W sobotę 1 maja drużyna KS Gniezno 98 rozegrała spotkanie wyjazdowe z silną drużyną Polonii Środa Wlkp. Gnieźnianie potraktowali rywala bez respektu. Pierwsza akcja meczu, Konrad Maćkowiak podaje a Adrian Chopcia kończy. Świetny strzał i jest 1:0. Błyskawicznie zdobyta bramka (1 min 12 s) zdeprymowała gospodarzy, ich ataki bywały rzadkie i niemrawe, za to nasi atakowali z niesłabnącym animuszem, niestety zabrakło skuteczności.

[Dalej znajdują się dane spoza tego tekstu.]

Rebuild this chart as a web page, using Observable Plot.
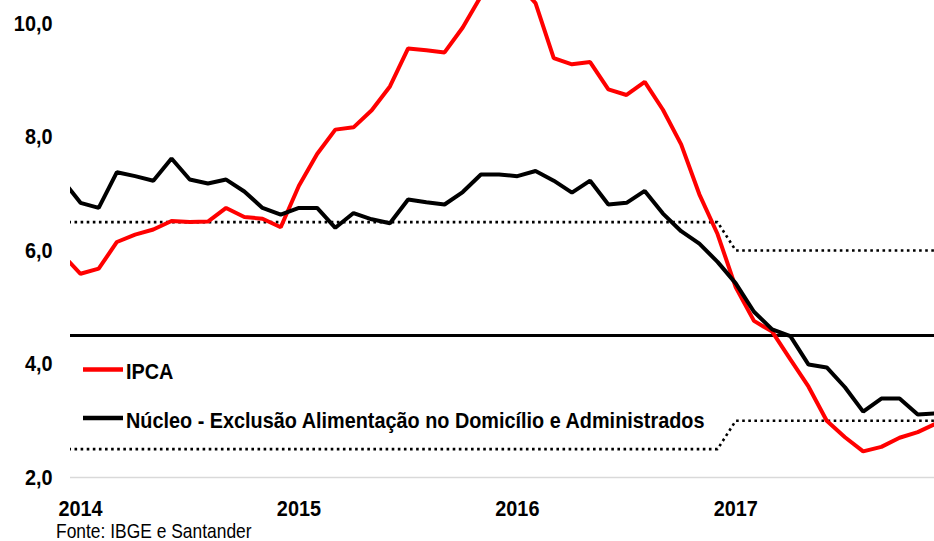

Po kilku minutach gospodarze się otrząsnęli i zaczęli śmielej atakować naszą bramkę. W kilku przypadkach świetne wyjście naszego bramkarza Wiktora Beśki ratowało zespół od utraty gola. Do przerwy wynik nie uległ zmianie, a po przerwie nasi ruszyli znowu do huraganowych ataków, raz po raz nacierali z coraz większą determinacją.
Napór trwał, co przyniosło wspaniałe efekty. Znowu Konrad Maćkowiak popisał się dokładną centrą z kornera, i cudowna główka Adama Karolińskiego i było 2:0. Przeciwnik jednak nie został jeszcze rzucony na kolana. Ich częste ataki i kontry zmuszają naszą obronę do częstych interwencji. Nagle robi się niebezpiecznie pod naszą bramką.
Rzut rożny - na posterunku jest rozgrywający tego dnia wspaniałe spotkanie Szymon Owczarzak, który główką wybija piłkę z naszego pola karnego. Niebezpieczeństwo zażegnane. Nasi nie zwalniają tempa. Tym razem na indywidualną akcję zdecydował się Kuba Dzianott, jeden zwód i cudowny strzał z dystansu pod poprzeczkę bramki gospodarzy. 3:0. Do końca meczu kilka minut, gospodarze już chyba zrezygnowali, atakują wprawdzie naszą bramkę, ale nasza obrona jest chyba najlepsza w lidze, pod wodzą Dawida Urbaniaka twardo dostępu do naszej bramki bronią Paweł Siwka i Patryk Jarzyński. Nasi rzucają się jeszcze do kolejnego ataku, na pełnej szybkości podania wymieniają między sobą nasi napastnicy, piłkę dostaje Konrad Maćkowiak, który sprytnym strzałem pokonuje bramkarza gospodarzy. Bramkarz nawet nie mrugnął a Konrad mógł odtańczyć swój taniec.
Wszyscy nasi chłopcy zagrali świetny mecz, z taką postawą i grą nie boimy się nikogo. To nas należy się bać. A już w czwartek wielki przeciwnik, na stadion przy ulicy Strumykowej przyjeżdża LECH Poznań. Oj będzie się działo !!!